Ultimo aggiornamento: 22/04/2022 09:37:22
La cosiddetta “questione palestinese” ha sempre avuto un carattere prevalentemente politico più che religioso, trattandosi di una questione di tensione irrisolta tra due, se così si può dire, nazioni. Tuttavia in Israele nel 1971 fu fondato dallo shaykh ʻAbd Allah Nimr Darwîsh un partito politico-religioso chiamato il “movimento musulmano” che dal 1989 riesce ad avere alcuni rappresentanti nei comuni di alcuni villaggi e città arabe, e dal 1996 elegge dei deputati alla Knesset di Israele. Nonostante si riscontrino diverse correnti dentro lo stesso partito, che hanno portato anche a divisioni (oggi ci sono tre correnti con tre differenti leader), questo movimento conferisce alla questione palestinese un aspetto e un carattere religioso.

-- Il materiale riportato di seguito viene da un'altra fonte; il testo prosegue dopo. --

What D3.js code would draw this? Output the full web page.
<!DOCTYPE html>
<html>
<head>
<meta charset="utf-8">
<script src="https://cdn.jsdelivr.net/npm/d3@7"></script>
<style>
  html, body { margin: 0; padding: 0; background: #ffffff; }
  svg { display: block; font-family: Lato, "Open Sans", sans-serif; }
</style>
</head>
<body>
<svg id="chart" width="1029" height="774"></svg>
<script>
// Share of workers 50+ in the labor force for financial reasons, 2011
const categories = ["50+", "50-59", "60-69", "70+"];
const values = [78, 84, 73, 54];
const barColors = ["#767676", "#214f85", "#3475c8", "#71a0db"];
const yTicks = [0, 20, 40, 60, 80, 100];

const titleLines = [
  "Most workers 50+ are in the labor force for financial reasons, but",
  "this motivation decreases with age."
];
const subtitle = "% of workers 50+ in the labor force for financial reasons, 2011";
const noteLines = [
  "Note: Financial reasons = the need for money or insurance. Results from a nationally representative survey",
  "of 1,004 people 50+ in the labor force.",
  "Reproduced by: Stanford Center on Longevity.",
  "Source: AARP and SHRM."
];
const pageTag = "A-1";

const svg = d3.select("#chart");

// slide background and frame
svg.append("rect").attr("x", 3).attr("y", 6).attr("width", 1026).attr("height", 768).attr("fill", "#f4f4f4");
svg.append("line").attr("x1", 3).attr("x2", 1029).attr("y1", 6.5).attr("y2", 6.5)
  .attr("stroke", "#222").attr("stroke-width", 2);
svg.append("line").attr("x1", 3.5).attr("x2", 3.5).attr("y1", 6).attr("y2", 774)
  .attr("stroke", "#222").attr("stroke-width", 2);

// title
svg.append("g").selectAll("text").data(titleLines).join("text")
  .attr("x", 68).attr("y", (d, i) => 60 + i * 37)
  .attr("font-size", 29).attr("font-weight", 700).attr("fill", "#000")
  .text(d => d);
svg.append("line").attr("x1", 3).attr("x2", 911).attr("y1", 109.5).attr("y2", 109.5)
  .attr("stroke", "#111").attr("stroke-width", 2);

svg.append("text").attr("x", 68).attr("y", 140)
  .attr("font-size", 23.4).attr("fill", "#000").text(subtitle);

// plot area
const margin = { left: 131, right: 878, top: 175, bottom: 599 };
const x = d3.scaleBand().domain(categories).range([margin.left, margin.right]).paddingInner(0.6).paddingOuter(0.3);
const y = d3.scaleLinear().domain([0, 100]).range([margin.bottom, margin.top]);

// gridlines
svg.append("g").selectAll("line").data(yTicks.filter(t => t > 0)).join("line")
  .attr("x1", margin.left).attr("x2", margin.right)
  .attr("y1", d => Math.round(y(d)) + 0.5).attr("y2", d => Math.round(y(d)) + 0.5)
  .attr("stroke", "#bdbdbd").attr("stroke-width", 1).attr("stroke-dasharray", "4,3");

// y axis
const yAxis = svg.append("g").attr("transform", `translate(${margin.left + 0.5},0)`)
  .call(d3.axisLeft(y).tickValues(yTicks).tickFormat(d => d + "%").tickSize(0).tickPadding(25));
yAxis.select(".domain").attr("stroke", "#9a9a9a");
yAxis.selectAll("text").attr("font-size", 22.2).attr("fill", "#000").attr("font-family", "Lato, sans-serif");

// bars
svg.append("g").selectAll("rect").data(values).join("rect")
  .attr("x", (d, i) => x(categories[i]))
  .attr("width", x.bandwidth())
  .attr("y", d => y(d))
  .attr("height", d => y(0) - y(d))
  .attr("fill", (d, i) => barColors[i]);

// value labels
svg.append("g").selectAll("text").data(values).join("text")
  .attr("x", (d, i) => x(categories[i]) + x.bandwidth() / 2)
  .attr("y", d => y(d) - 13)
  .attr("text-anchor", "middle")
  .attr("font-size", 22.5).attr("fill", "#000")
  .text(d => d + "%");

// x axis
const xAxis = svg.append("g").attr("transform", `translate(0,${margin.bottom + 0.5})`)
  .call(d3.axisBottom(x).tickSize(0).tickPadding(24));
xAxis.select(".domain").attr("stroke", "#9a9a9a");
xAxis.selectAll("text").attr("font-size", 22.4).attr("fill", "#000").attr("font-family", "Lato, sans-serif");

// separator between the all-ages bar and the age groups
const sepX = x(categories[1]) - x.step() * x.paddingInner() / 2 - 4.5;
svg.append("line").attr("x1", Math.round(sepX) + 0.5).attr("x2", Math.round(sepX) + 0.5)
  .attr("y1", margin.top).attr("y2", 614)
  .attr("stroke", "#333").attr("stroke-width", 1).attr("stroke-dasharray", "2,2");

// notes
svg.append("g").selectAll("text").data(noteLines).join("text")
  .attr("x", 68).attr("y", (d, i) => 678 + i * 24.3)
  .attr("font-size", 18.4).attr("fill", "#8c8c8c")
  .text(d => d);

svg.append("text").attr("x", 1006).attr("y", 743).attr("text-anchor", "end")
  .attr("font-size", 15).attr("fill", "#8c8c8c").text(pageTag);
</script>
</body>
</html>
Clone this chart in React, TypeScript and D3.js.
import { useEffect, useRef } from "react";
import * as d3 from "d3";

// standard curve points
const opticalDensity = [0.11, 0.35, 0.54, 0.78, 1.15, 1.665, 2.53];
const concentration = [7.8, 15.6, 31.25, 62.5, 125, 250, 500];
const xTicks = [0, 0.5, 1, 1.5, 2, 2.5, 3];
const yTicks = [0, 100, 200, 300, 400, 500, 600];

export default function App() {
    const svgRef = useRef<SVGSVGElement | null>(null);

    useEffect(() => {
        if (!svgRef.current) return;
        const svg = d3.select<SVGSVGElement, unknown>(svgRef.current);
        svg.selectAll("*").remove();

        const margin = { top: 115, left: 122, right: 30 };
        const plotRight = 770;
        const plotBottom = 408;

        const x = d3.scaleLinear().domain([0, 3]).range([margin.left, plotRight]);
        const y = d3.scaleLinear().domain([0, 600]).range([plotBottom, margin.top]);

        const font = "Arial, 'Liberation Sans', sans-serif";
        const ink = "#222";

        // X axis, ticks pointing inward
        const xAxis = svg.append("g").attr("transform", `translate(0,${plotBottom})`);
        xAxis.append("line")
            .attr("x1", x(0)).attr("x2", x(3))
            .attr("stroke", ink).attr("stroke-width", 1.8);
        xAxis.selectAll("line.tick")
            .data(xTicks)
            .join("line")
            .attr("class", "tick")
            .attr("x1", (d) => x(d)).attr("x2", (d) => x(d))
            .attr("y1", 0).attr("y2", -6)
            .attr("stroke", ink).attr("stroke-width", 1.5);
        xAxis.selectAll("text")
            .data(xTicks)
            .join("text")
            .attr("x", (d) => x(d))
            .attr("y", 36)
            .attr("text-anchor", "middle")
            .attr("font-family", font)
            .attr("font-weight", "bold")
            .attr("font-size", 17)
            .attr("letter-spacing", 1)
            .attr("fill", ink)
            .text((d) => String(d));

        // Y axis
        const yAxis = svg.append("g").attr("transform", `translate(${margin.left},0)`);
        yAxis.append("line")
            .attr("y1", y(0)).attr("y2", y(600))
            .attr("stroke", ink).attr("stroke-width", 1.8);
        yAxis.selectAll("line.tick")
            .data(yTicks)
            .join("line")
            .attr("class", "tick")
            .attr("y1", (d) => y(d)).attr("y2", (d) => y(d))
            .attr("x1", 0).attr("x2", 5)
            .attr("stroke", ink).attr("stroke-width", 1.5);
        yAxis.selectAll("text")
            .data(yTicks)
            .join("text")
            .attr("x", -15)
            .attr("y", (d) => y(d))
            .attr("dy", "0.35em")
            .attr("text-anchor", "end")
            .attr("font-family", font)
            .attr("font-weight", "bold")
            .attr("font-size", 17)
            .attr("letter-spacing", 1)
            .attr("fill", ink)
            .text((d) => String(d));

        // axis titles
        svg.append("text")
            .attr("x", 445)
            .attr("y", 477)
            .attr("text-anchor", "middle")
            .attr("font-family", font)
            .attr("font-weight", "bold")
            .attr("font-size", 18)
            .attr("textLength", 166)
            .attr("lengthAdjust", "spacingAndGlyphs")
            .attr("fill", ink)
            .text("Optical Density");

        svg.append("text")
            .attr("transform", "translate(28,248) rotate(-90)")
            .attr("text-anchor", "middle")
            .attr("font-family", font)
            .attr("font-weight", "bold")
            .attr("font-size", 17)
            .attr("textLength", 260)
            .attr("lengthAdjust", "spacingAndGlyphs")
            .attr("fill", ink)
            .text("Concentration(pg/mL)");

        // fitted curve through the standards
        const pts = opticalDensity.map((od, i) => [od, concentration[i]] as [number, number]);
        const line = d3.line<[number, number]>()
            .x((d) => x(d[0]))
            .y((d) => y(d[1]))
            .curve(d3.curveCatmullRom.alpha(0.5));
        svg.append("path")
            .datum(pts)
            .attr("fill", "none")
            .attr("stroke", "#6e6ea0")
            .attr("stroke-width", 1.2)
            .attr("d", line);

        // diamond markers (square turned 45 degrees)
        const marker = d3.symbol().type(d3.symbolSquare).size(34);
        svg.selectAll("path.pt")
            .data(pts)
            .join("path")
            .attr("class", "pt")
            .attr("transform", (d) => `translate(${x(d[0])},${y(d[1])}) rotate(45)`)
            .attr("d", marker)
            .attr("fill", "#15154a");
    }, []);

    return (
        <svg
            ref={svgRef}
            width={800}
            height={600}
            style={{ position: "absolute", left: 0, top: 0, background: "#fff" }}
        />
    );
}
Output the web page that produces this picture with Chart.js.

Il movimento musulmano in Israele ha rapporti diretti con Hamas e, probabilmente indiretti, con la Fratellanza musulmana. Questo si nota dalle posizioni recentemente assunte da parte di alcuni imam su ciò che è accaduto al governo di Morsi in Egitto e sul
trattamento riservato ai Fratelli musulmani. Inoltre nelle loro predicazioni del venerdì torna costantemente la sottolineatura di quanto sia perfetta la soluzione musulmana a tutti i problemi:
sociali, economici e politici. Il contenuto dei loro sermoni è carico di inviti alla pazienza perché la vittoria dell’Islam arriverà, nonostante i cristiani e gli ebrei – a loro dire – oggi vogliano distruggere l’Islam. Questi interventi vengono ascoltati anche da molti giovani e universitari – il partito è attivo nel mondo universitario in Israele – e concorrono a diffondere il sospetto e la tensione tra arabi cristiani e musulmani che vivono in Israele, che al contrario potrebbero collaborare sulla questione palestinese che li accoumuna.
L’annuncio dell’autoproclamatosi Stato Islamico e il ritorno del cosiddetto Califfato musulmano ha avuto una ricaduta influente anche su alcuni musulmani in Palestina e in Israele. Dai centri nei quali è forte la presenza del movimento musulmano alcuni giovani sono partiti per la Turchia e di là sono entrati in Siria e Iraq
per raggiungere le fila di ISIS. Inoltre gli imam del movimento musulmano caricano i loro interventi di espressioni di odio verso l’Occidente, mettendo l’accento su tutto ciò che farebbe
contro l’Islam e i musulmani. Ovviamente non si dichiarano mai apertamente favorevoli a ISIS e alla sua prassi, ma sono sempre sicuri che gli occidentali, spesso chiamati anche “i nuovi crociati”, vogliano distruggere l’Islam, e che la guerra contro ISIS e gli altri gruppi fondamentalisti è il principio di questo.
Certamente in un paese non musulmano come Israele non si può chiamare al jihad armato. Ma ogni volta che ci sono problemi intorno alla moschea di al-Aqsa a Gerusalemme, si sente apertamente la chiamata contro gli israeliani e anche contro il silenzio della
umma musulmana e dei suoi governanti. Recentemente, inoltre,
si è sentita una frase come «Gerusalemme non sarà solo la capitale di Palestina ma la capitale del califfato musulmano
râshidî che sta arrivando». Tutti i partiti politici arabi di Israele hanno reagito con forza a tali appelli: per loro è ormai chiaro che il movimento musulmano vuol trasformare la questione palestinese in un problema di carattere religioso che esclude tutti i non musulmani.
Altri hanno inteso questa frase come un invito rivolto a ISIS ad entrare in Israele. Inoltre va riscontrato che se alcuni non condannano ISIS e condividono le sue opinioni sull’islamizzazione del mondo e il ritorno del califfato musulmano, vi sono altri in Israele, e precisamente a Nazareth, che hanno osato esporre la bandiera di ISIS in un posto molto significativo: la piazza da cui si sale verso la chiesa latina dell’annunciazione. Nonostante si sia tentato di eliminare tale bandiera e altri simboli che rimandano a ISIS, oggi in tanti villaggi e città musulmane o miste ci sono soprattutto dei giovani che dichiarano apertamente il loro sostegno a ISIS. Questo comporta da una parte un sentimento di insicurezza per i cristiani e dall’altra a problemi di livello politico e di convivenza. Problemi che tanti cercano di superare per tornare a un’atmosfera di pace e collaborazione.